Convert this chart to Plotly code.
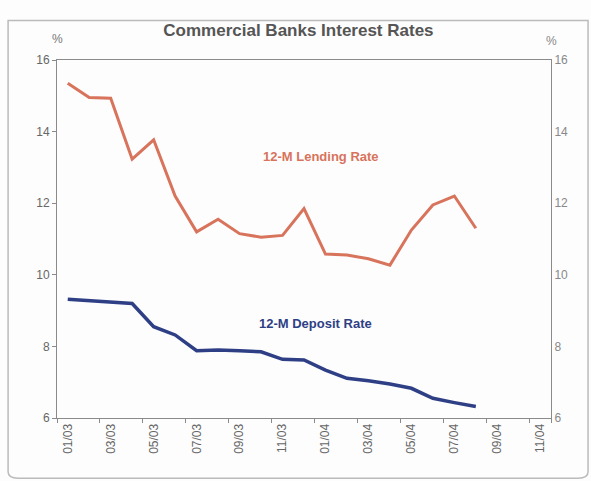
import plotly.graph_objects as go

months = ["01/03", "02/03", "03/03", "04/03", "05/03", "06/03", "07/03", "08/03",
          "09/03", "10/03", "11/03", "12/03", "01/04", "02/04", "03/04", "04/04",
          "05/04", "06/04", "07/04", "08/04", "09/04", "10/04", "11/04"]
lending = [15.35, 14.95, 14.93, 13.23, 13.77, 12.2, 11.2, 11.55, 11.15, 11.05,
           11.1, 11.85, 10.58, 10.55, 10.45, 10.27, 11.25, 11.95, 12.2, 11.3]
deposit = [9.32, 9.28, 9.26, 9.2, 8.55, 8.32, 7.88, 7.9, 7.88, 7.85,
           7.64, 7.62, 7.34, 7.11, 7.04, 6.95, 6.83, 6.55, 6.43, 6.32]
y_ticks = [6, 8, 10, 12, 14, 16]

LEND_C = "#d8735c"
DEP_C = "#2e3f85"
AX_C = "#8a8a8a"
FONT = "Liberation Sans, Arial, sans-serif"

fig = go.Figure()
fig.add_trace(go.Scatter(x=months[:len(lending)], y=lending, mode="lines",
                         line=dict(color=LEND_C, width=3), showlegend=False))
fig.add_trace(go.Scatter(x=months[:len(deposit)], y=deposit, mode="lines",
                         line=dict(color=DEP_C, width=3.5), showlegend=False))
# invisible trace to activate right axis
fig.add_trace(go.Scatter(x=months[:1], y=[None], yaxis="y2", showlegend=False,
                         hoverinfo="skip"))

fig.update_layout(
    width=591, height=481,
    margin=dict(l=57, r=40, t=60, b=63),
    paper_bgcolor="#fdfdfd", plot_bgcolor="#fdfdfd",
    font=dict(family=FONT, color="#666666", size=12),
    title=dict(text="<b>Commercial Banks Interest Rates</b>", x=0.505, xanchor="center",
               y=0.938, yanchor="middle",
               font=dict(size=17, color="#555555", family=FONT)),
    xaxis=dict(type="category", categoryorder="array", categoryarray=months,
               range=[-0.5, len(months) - 0.5],
               tickmode="array", tickvals=months[::2], ticktext=months[::2],
               tickson="boundaries", ticks="outside", ticklen=4, tickcolor=AX_C,
               tickangle=-90, tickfont=dict(size=12, color="#666666"),
               showline=True, linecolor=AX_C, linewidth=1, mirror=True,
               showgrid=False, zeroline=False),
    yaxis=dict(range=[6, 16], tickvals=y_ticks, ticks="outside", ticklen=4,
               tickcolor=AX_C, showline=True, linecolor=AX_C, linewidth=1,
               showgrid=False, zeroline=False, tickfont=dict(size=12, color="#666666")),
    yaxis2=dict(range=[6, 16], tickvals=y_ticks, overlaying="y", side="right",
                ticks="", showline=True, linecolor=AX_C, linewidth=1,
                showgrid=False, zeroline=False,
                tickfont=dict(size=12, color="#888888")),
)

fig.add_annotation(x=0.0, y=1.0, xref="paper", yref="paper", text="%",
                   showarrow=False, xanchor="center", yanchor="bottom", yshift=12,
                   font=dict(size=12, color="#777777"))
fig.add_annotation(x=1.0, y=1.0, xref="paper", yref="paper", text="%",
                   showarrow=False, xanchor="center", yanchor="bottom", yshift=10,
                   font=dict(size=12, color="#888888"))
fig.add_annotation(x=months[12], y=13.3, text="<b>12-M Lending Rate</b>",
                   showarrow=False, xanchor="center", xshift=-4,
                   font=dict(size=13, color=LEND_C, family=FONT))
fig.add_annotation(x=months[12], y=8.65, text="<b>12-M Deposit Rate</b>",
                   showarrow=False, xanchor="center", xshift=-10,
                   font=dict(size=13, color=DEP_C, family=FONT))

# rounded outer frame
fig.add_shape(type="path", xref="paper", yref="paper", layer="below",
              path="M -0.099 1.11 L 1.075 1.11 L 1.075 -0.15 Q 1.075 -0.168 1.055 -0.168 "
                   "L -0.079 -0.168 Q -0.099 -0.168 -0.099 -0.15 Z",
              line=dict(color="#bbbbbb", width=1.5))

fig.write_html("out.html", config={"displayModeBar": False},
               post_script="document.body.style.margin='0';")
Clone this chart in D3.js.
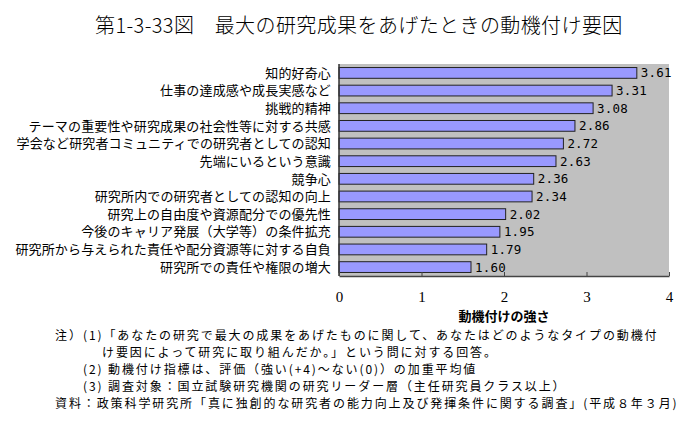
<!DOCTYPE html>
<html><head><meta charset="utf-8">
<script src="https://cdn.jsdelivr.net/npm/d3@7"></script>
<style>
html,body{margin:0;padding:0;background:#fff;}
svg{display:block;}
text{font-family:"Noto Sans CJK JP","Noto Sans",sans-serif;fill:#000;}
</style></head>
<body>
<svg id="c" width="690" height="422"></svg>
<script>
const categories = [
  "知的好奇心",
  "仕事の達成感や成長実感など",
  "挑戦的精神",
  "テーマの重要性や研究成果の社会性等に対する共感",
  "学会など研究者コミュニティでの研究者としての認知",
  "先端にいるという意識",
  "競争心",
  "研究所内での研究者としての認知の向上",
  "研究上の自由度や資源配分での優先性",
  "今後のキャリア発展（大学等）の条件拡充",
  "研究所から与えられた責任や配分資源等に対する自負",
  "研究所での責任や権限の増大"
];
const values = [3.61, 3.31, 3.08, 2.86, 2.72, 2.63, 2.36, 2.34, 2.02, 1.95, 1.79, 1.60];
const xTicks = [0, 1, 2, 3, 4];
const titleText = "第1-3-33図　最大の研究成果をあげたときの動機付け要因";
const axisTitle = "動機付けの強さ";
const notes = [
  {indent: 0, text: "注）"},
  {indent: 1, text: "(1)「あなたの研究で最大の成果をあげたものに関して、あなたはどのようなタイプの動機付"},
  {indent: 2, text: "け要因によって研究に取り組んだか。」という問に対する回答。"},
  {indent: 1, text: "(2) 動機付け指標は、評価（強い(+4)～ない(0)）の加重平均値"},
  {indent: 1, text: "(3) 調査対象：国立試験研究機関の研究リーダー層（主任研究員クラス以上）"},
  {indent: 0, text: "資料：政策科学研究所「真に独創的な研究者の能力向上及び発揮条件に関する調査」(平成８年３月)"}
];

const svg = d3.select("#c");
const L = 339, R = 669, T = 64, B = 276;

const x = d3.scaleLinear().domain([0, 4]).range([L, R]);
const y = d3.scaleBand().domain(categories).range([T, B]).paddingInner(0.39).paddingOuter(0.2);

// title
svg.append("text").attr("x", 95).attr("y", 26).attr("dy", "0.36em")
  .attr("font-size", 20).attr("font-weight", 300).attr("letter-spacing", 0.4).text(titleText);

// plot background
svg.append("rect").attr("x", L).attr("y", T).attr("width", R - L).attr("height", B - T)
  .attr("fill", "#c0c0c0");

// bars
svg.append("g").selectAll("rect").data(values).join("rect")
  .attr("x", x(0))
  .attr("y", (d, i) => y(categories[i]))
  .attr("width", d => x(d) - x(0))
  .attr("height", y.bandwidth())
  .attr("fill", "#9999ff")
  .attr("stroke", "#222")
  .attr("stroke-width", 1);

// value labels
svg.append("g").selectAll("text").data(values).join("text")
  .attr("x", d => x(d) + 4)
  .attr("y", (d, i) => y(categories[i]) + y.bandwidth() / 2)
  .attr("dy", "0.36em")
  .style("font-family", "'DejaVu Sans Mono',monospace")
  .attr("font-size", 12.5)
  .attr("letter-spacing", 0.2)
  .text(d => d3.format(".2f")(d));

// category labels
svg.append("g").selectAll("text").data(categories).join("text")
  .attr("x", 331)
  .attr("y", d => y(d) + y.bandwidth() / 2)
  .attr("dy", "0.36em")
  .attr("text-anchor", "end")
  .attr("font-size", 13)
  .attr("letter-spacing", 0.15)
  .text(d => d);

// left axis line
svg.append("line").attr("x1", L).attr("x2", L).attr("y1", T).attr("y2", B)
  .attr("stroke", "#333").attr("stroke-width", 1.5);

// bottom axis
const xAxis = svg.append("g").attr("transform", `translate(0,${B})`)
  .call(d3.axisBottom(x).tickValues(xTicks).tickFormat(d3.format("d"))
    .tickSizeInner(-4).tickSizeOuter(0).tickPadding(15));
xAxis.select(".domain").attr("stroke", "#444").attr("stroke-width", 1.5);
xAxis.selectAll(".tick line").attr("stroke", "#444");
xAxis.selectAll("text").attr("font-size", 15).style("font-family", "'Liberation Serif',serif");

// axis title
svg.append("text").attr("x", (L + R) / 2).attr("y", 316).attr("dy", "0.36em")
  .attr("text-anchor", "middle").attr("font-size", 13).attr("font-weight", "bold")
  .text(axisTitle);

// notes
const noteX = [55, 83, 102];
const noteY = [336, 336, 353, 370, 387, 404];
svg.append("g").selectAll("text").data(notes).join("text")
  .attr("x", d => noteX[d.indent])
  .attr("y", (d, i) => noteY[i])
  .attr("dy", "0.36em")
  .attr("font-size", 12)
  .attr("letter-spacing", 1.9)
  .text(d => d.text);
</script>
</body></html>
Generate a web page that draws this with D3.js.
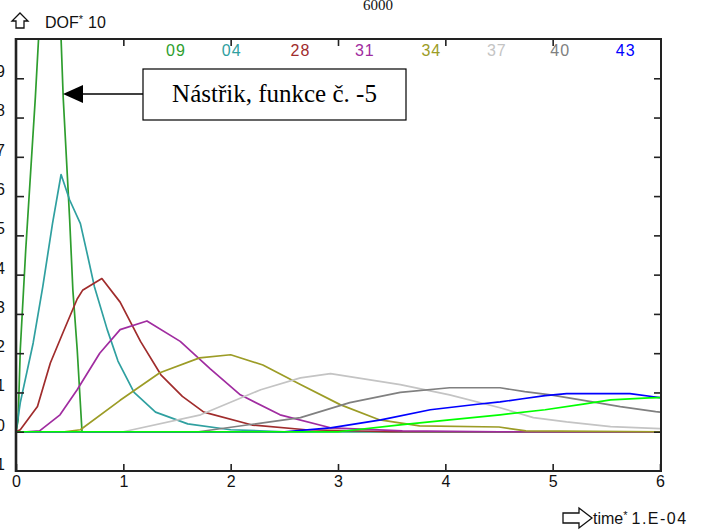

- - -

- _GIVEN EXERCISE_: Copy nothing past the line containing "import plotly.graph_objects as go": reproduce every line from the start of the records up to it, skipping pictures.

- _SOLUTION TO THIS EXERCISE_:
Convert this chart to Plotly code.
import plotly.graph_objects as go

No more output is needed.